The Core: Terminal, Editor, Environment

The heart of a minimalist setup rests on three pillars optimized for your personal flow.

1. The Rethought Terminal

Modern terminal emulators like Ghostty are game-changers. A Medium article details how to unlock their "hidden features" to boost productivity: integrated fuzzy search, advanced tab management, and fine customization without labyrinthine configuration files. The idea is not to memorize all keyboard shortcuts, but to configure a few that eliminate repetitive steps.

2. The Code Editor, Streamlined but Powerful

Instead of installing 50 extensions, identify the 5 to 10 that match your stack and recurring tasks. The Strapi article suggests focusing on extensions that "streamline the entire development process, from coding to deployment." For example, a linter, a formatting tool, an integrated Git client, and a debugger for your main language. Disable everything else.

3. The Physical and Software Environment

Screen configuration is a polarizing topic. On Reddit, experienced developers debate the "best setup." Some advocate for a single large ultra-wide screen to avoid window switching. Others prefer two screens, one for code, the other for documentation or outputs. The consensus? The configuration must support your "main workflow at the center of the screen," as one user notes. There is no universal answer, only the one that minimizes interruptions for you.

The Automated and Conscious Workflow

Active minimalism involves automating tedious tasks and eliminating trivial decisions.

  • Shell scripts and aliases: Automate command sequences you type multiple times a day (project launches, test deployments).
  • Project templates (boilerplates): Have pre-configured templates for your recurring project types.
  • Containerized development environments: As mentioned by Speedscale, consistent and reproducible environments "enable smoother workflows, fewer bugs, and a more efficient development cycle." This eliminates "it works on my machine" issues.

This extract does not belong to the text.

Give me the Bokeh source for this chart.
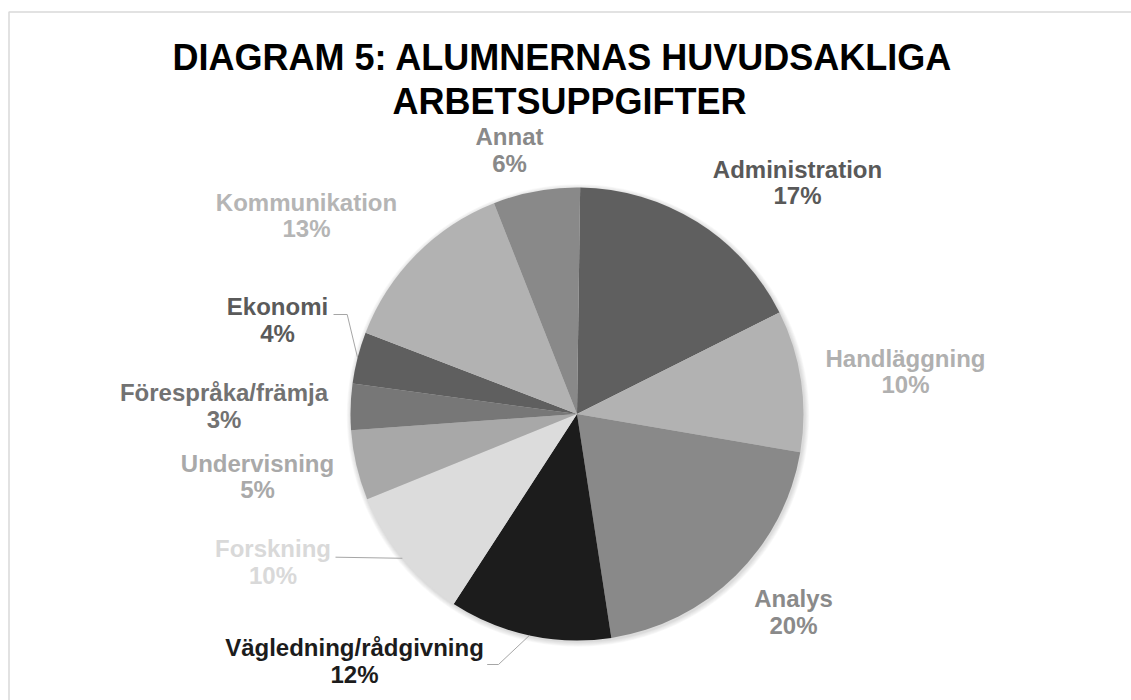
import math
from bokeh.plotting import figure
from bokeh.models import Range1d
from bokeh.core.properties import value
from bokeh.embed import file_html
from bokeh.resources import INLINE

# ---------------- data ----------------
categories = ["Administration", "Handläggning", "Analys", "Vägledning/rådgivning",
              "Forskning", "Undervisning", "Förespråka/främja", "Ekonomi",
              "Kommunikation", "Annat"]
values = [17.4, 10.1, 19.9, 11.6, 9.7, 5.0, 3.3, 3.7, 13.2, 6.2]
title_lines = ["DIAGRAM 5: ALUMNERNAS HUVUDSAKLIGA", "ARBETSUPPGIFTER"]

# ---------------- styles / layout ----------------
slice_colors = ["#5f5f5f", "#b2b2b2", "#898989", "#1c1c1c", "#dcdcdc",
                "#a8a8a8", "#777777", "#5f5f5f", "#b2b2b2", "#898989"]
label_colors = ["#595959", "#b0b0b0", "#8a8a8a", "#1c1c1c", "#d9d9d9",
                "#a9a9a9", "#727272", "#5a5a5a", "#b5b5b5", "#898989"]
# label block anchors, pixel offsets from pie centre
label_offsets = [(220.5, -221.6), (328.5, -32.7), (216.5, 208.0), (-222.5, 256.8),
                 (-304.0, 158.0), (-319.5, 72.5), (-353.0, 2.0), (-299.5, -84.2),
                 (-270.5, -188.5), (-67.5, -254.0)]
# leader lines: category index -> list of extra points (page px) after the rim point
leaders = {7: [(346.7, 314.0), (333.0, 314.0)],
           4: [(335.0, 556.7)],
           3: [(498.0, 664.0), (486.7, 664.0)]}

W, H = 1131, 700
MARGIN = 0
TEXT_DY = -10.0   # baseline correction for rendered text
PCX, PCY, R = 576.5, 413.5, 226.5   # pie centre in page px
START_DEG = 0.8
FONT = value("Liberation Sans")


def px(x):
    return x - MARGIN


def py(y):
    return (H + MARGIN) - y


def ty(y):
    return py(y + TEXT_DY)


p = figure(width=W, height=H, output_backend="svg", toolbar_location=None,
           x_range=Range1d(0, W), y_range=Range1d(0, H),
           x_axis_location=None, y_axis_location=None, min_border=0)
p.grid.visible = False
p.outline_line_color = None
p.background_fill_color = "white"
p.border_fill_color = "white"

# chart area border (left and top edges visible)
p.line(x=[px(8.5), px(8.5), px(1300)], y=[py(900), py(11.5), py(11.5)],
       line_color="#d9d9d9", line_width=1.5)

# title
p.text(x=[px(562), px(569)], y=[ty(66.7), ty(110.7)], text=title_lines,
       text_align="center", text_baseline="alphabetic", text_font=FONT,
       text_font_style="bold", text_font_size="36px", text_color="#000000")

cx, cy = px(PCX), py(PCY)

# soft shadow
for k in range(1, 7):
    p.circle(x=[cx + 1.0], y=[cy - 1.5], radius=R + k * 0.8,
             fill_color="black", fill_alpha=0.025, line_color=None)

total = sum(values)
starts, ends, mids = [], [], []
acc = 0.0
for v in values:
    t0 = START_DEG + acc / total * 360.0
    acc += v
    t1 = START_DEG + acc / total * 360.0
    starts.append(math.radians(90.0 - t0))
    ends.append(math.radians(90.0 - t1))
    mids.append((t0 + t1) / 2.0)

p.wedge(x=[cx] * len(values), y=[cy] * len(values), radius=R,
        start_angle=starts, end_angle=ends, direction="clock",
        fill_color=slice_colors, line_color=None)

# leader lines
for i, pts in leaders.items():
    th = math.radians(mids[i])
    rx = PCX + R * math.sin(th)
    ry = PCY - R * math.cos(th)
    xs = [px(rx)] + [px(a) for a, b in pts]
    ys = [py(ry)] + [py(b) for a, b in pts]
    p.line(x=xs, y=ys, line_color="#a6a6a6", line_width=1)

# labels
pct_labels = [f"{round(v / total * 100)}%" for v in values]
name_x, name_y, pct_y = [], [], []
for dx, dy in label_offsets:
    ax, ay = PCX + dx, PCY + dy
    name_x.append(px(ax))
    name_y.append(ty(ay - 13.3))
    pct_y.append(ty(ay + 13.3))

p.text(x=name_x, y=name_y, text=categories, text_align="center",
       text_baseline="alphabetic", text_font=FONT, text_font_style="bold",
       text_font_size="24px", text_color=label_colors)
p.text(x=name_x, y=pct_y, text=pct_labels, text_align="center",
       text_baseline="alphabetic", text_font=FONT, text_font_style="bold",
       text_font_size="24px", text_color=label_colors)

open("out.html", "w").write(file_html(p, INLINE))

Red flag #2: You spend more time tweaking your configuration (dotfiles) than producing code for your actual projects. The tool must serve the project, not the other way around.

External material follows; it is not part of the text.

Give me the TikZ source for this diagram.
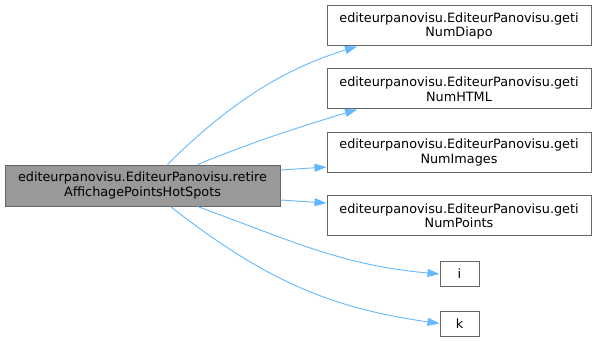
\documentclass[tikz,border=0pt]{standalone}
\usepackage{fontspec}
\setmainfont{DejaVu Sans}
\usetikzlibrary{arrows.meta}
\definecolor{edgeblue}{HTML}{63B8FF}
\definecolor{boxline}{HTML}{666666}
\definecolor{boxfill}{HTML}{999999}
\begin{document}
\begin{tikzpicture}[x=1pt,y=1pt,
  fn/.style={draw=boxline, line width=1pt, fill=white, align=center,
    inner sep=0pt, text=black, font=\fontsize{12.8}{14.5}\selectfont},
  wide/.style={fn, minimum width=264pt, minimum height=40pt},
  small/.style={fn, minimum width=39pt, minimum height=25pt},
  call/.style={draw=edgeblue, line width=0.9pt,
    -{Triangle[length=12pt,width=8pt,fill=edgeblue]}}]
\useasboundingbox (0,0) rectangle (597,-342);

% caller
\node[fn, fill=boxfill, minimum width=275pt, minimum height=41pt] (L) at (142.5,-185.5)
  {editeurpanovisu.EditeurPanovisu.retire\\AffichagePointsHotSpots};

% callees
\node[wide] (N1) at (459,-26)    {editeurpanovisu.EditeurPanovisu.geti\\NumDiapo};
\node[wide] (N2) at (459,-89)    {editeurpanovisu.EditeurPanovisu.geti\\NumHTML};
\node[wide] (N3) at (459,-152.5) {editeurpanovisu.EditeurPanovisu.geti\\NumImages};
\node[wide] (N4) at (459,-215.5) {editeurpanovisu.EditeurPanovisu.geti\\NumPoints};
\node[small] (I) at (459.5,-274) {i};
\node[small] (K) at (459.5,-323.5) {k};

% call edges
\draw[call] ([xshift=25pt]L.north) .. controls +(45:105pt) and +(197:60pt) .. ([xshift=-102pt]N1.south);
\draw[call] ([xshift=55pt]L.north) to[out=22,in=197] ([xshift=-102pt]N2.south);
\draw[call] ([yshift=15.5pt]L.east) -- ([yshift=-14.5pt]N3.west);
\draw[call] ([yshift=-14.5pt]L.east) -- ([yshift=12.5pt]N4.west);
\draw[call] ([xshift=55pt]L.south) to[out=-20,in=175] (I.west);
\draw[call] ([xshift=28pt]L.south) to[out=-38,in=172] (K.west);
\end{tikzpicture}
\end{document}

Tools That Work for You (and Not the Opposite)

The "work smarter, not harder" philosophy guides tool selection. Pieces.app recommends choosing productivity tools that help "code faster, automate tasks, and optimize your workflow." This can include:

  • Code snippet managers to reuse proven blocks.
  • Intelligent search tools within your codebase and documentation.
  • Code input assistants that go beyond simple completion.

The trick, as Ubiminds points out, is to "test different setups to find what works best for you." Adopt an iterative approach: add one tool at a time, evaluate its real impact on your speed or focus over a week, then decide to keep or discard it.

The Trap of Aesthetic Minimalism

It's easy to create a beautiful, clean environment... that is inefficient. A terminal with a rare but unreadable font at 14px. An editor with an elegant dark theme that strains your eyes after two hours. A physically "clean" workspace where the charger and cables are always out of reach.

True minimalism is functional. It removes everything superfluous, but fiercely preserves and optimizes what is essential to your creative process. As summarized by the developer on Dev.to, if your setup doesn't make you "enjoy your work," it has failed, no matter how minimal it is.

Conclusion: Toward the Essential

Building a minimalist development environment is not a one-time project, but a continuous discipline of editing and simplifying. It starts with an honest audit: what are the three tools you cannot work without? What are the five actions you repeat most often and could automate?

Maximum efficiency is not achieved when you have everything at hand, but when nothing interrupts the flow between your intention and the resulting code. The perfect setup is the one that disappears, leaving all your cognitive attention available to solve real problems.

Start today with a simple action: disable all your editor extensions, then re-enable them only when you feel a concrete need. You will likely discover that 80% of their functionality was superfluous. Your streamlined environment will become not just another tool, but the natural extension of your thinking.